• [Task details] Below is a listing to write out in full, exactly as given, without its pictures.

• [Material]
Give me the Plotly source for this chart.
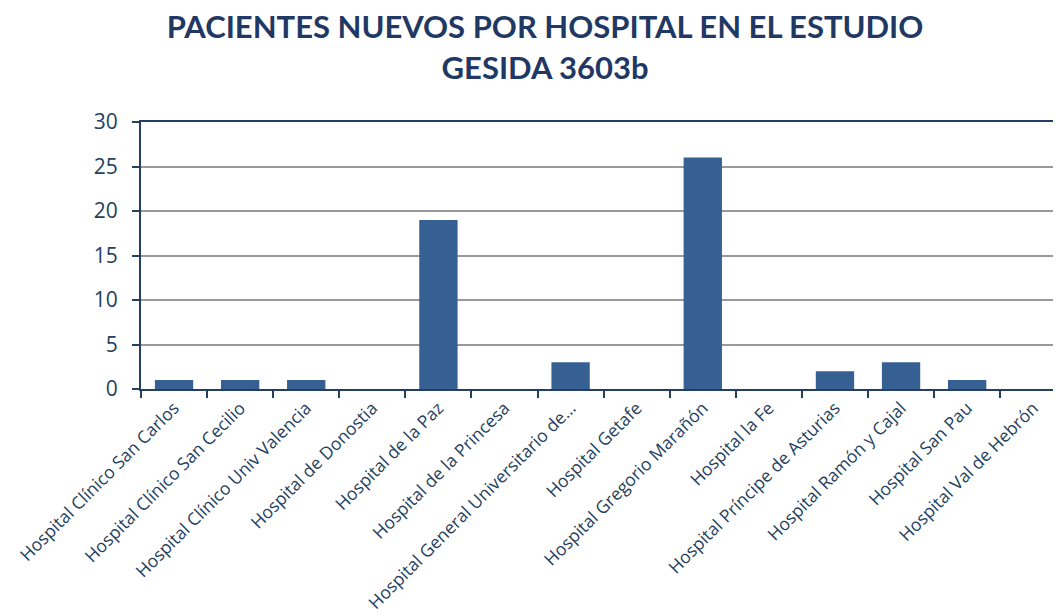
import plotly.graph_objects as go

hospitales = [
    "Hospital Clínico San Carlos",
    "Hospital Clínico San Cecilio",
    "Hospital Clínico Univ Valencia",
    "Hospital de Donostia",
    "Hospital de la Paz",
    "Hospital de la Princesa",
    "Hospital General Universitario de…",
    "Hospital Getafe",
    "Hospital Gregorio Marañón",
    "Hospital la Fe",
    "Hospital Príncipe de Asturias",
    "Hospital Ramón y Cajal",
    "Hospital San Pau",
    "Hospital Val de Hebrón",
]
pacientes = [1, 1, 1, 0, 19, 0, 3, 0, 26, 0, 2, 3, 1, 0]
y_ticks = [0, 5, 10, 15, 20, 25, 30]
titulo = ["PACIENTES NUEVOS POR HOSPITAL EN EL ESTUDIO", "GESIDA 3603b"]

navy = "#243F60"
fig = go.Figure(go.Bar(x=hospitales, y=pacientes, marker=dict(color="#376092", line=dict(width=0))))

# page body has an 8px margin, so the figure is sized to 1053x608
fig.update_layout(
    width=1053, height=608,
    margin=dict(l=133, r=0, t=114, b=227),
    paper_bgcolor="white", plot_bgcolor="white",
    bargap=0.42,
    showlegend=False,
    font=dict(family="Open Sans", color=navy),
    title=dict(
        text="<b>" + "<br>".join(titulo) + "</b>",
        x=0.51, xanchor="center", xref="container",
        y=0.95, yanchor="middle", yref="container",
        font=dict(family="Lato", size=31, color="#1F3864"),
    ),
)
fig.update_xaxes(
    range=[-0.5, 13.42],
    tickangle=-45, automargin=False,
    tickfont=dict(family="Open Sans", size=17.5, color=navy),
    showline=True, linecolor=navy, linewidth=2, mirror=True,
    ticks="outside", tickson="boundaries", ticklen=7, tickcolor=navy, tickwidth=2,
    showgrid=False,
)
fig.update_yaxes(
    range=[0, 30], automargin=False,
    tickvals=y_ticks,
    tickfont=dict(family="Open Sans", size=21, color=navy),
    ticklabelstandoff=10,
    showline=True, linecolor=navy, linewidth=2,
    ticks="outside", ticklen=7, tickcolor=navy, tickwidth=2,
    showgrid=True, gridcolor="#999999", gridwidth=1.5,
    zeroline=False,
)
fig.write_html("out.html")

• [Problem solution]
Give me the Plotly source for this chart.
import plotly.graph_objects as go

hospitales = [
    "Hospital Clínico San Carlos",
    "Hospital Clínico San Cecilio",
    "Hospital Clínico Univ Valencia",
    "Hospital de Donostia",
    "Hospital de la Paz",
    "Hospital de la Princesa",
    "Hospital General Universitario de…",
    "Hospital Getafe",
    "Hospital Gregorio Marañón",
    "Hospital la Fe",
    "Hospital Príncipe de Asturias",
    "Hospital Ramón y Cajal",
    "Hospital San Pau",
    "Hospital Val de Hebrón",
]
pacientes = [1, 1, 1, 0, 19, 0, 3, 0, 26, 0, 2, 3, 1, 0]
y_ticks = [0, 5, 10, 15, 20, 25, 30]
titulo = ["PACIENTES NUEVOS POR HOSPITAL EN EL ESTUDIO", "GESIDA 3603b"]

navy = "#243F60"
fig = go.Figure(go.Bar(x=hospitales, y=pacientes, marker=dict(color="#376092", line=dict(width=0))))

# page body has an 8px margin, so the figure is sized to 1053x608
fig.update_layout(
    width=1053, height=608,
    margin=dict(l=133, r=0, t=114, b=227),
    paper_bgcolor="white", plot_bgcolor="white",
    bargap=0.42,
    showlegend=False,
    font=dict(family="Open Sans", color=navy),
    title=dict(
        text="<b>" + "<br>".join(titulo) + "</b>",
        x=0.51, xanchor="center", xref="container",
        y=0.95, yanchor="middle", yref="container",
        font=dict(family="Lato", size=31, color="#1F3864"),
    ),
)
fig.update_xaxes(
    range=[-0.5, 13.42],
    tickangle=-45, automargin=False,
    tickfont=dict(family="Open Sans", size=17.5, color=navy),
    showline=True, linecolor=navy, linewidth=2, mirror=True,
    ticks="outside", tickson="boundaries", ticklen=7, tickcolor=navy, tickwidth=2,
    showgrid=False,
)
fig.update_yaxes(
    range=[0, 30], automargin=False,
    tickvals=y_ticks,
    tickfont=dict(family="Open Sans", size=21, color=navy),
    ticklabelstandoff=10,
    showline=True, linecolor=navy, linewidth=2,
    ticks="outside", ticklen=7, tickcolor=navy, tickwidth=2,
    showgrid=True, gridcolor="#999999", gridwidth=1.5,
    zeroline=False,
)
fig.write_html("out.html")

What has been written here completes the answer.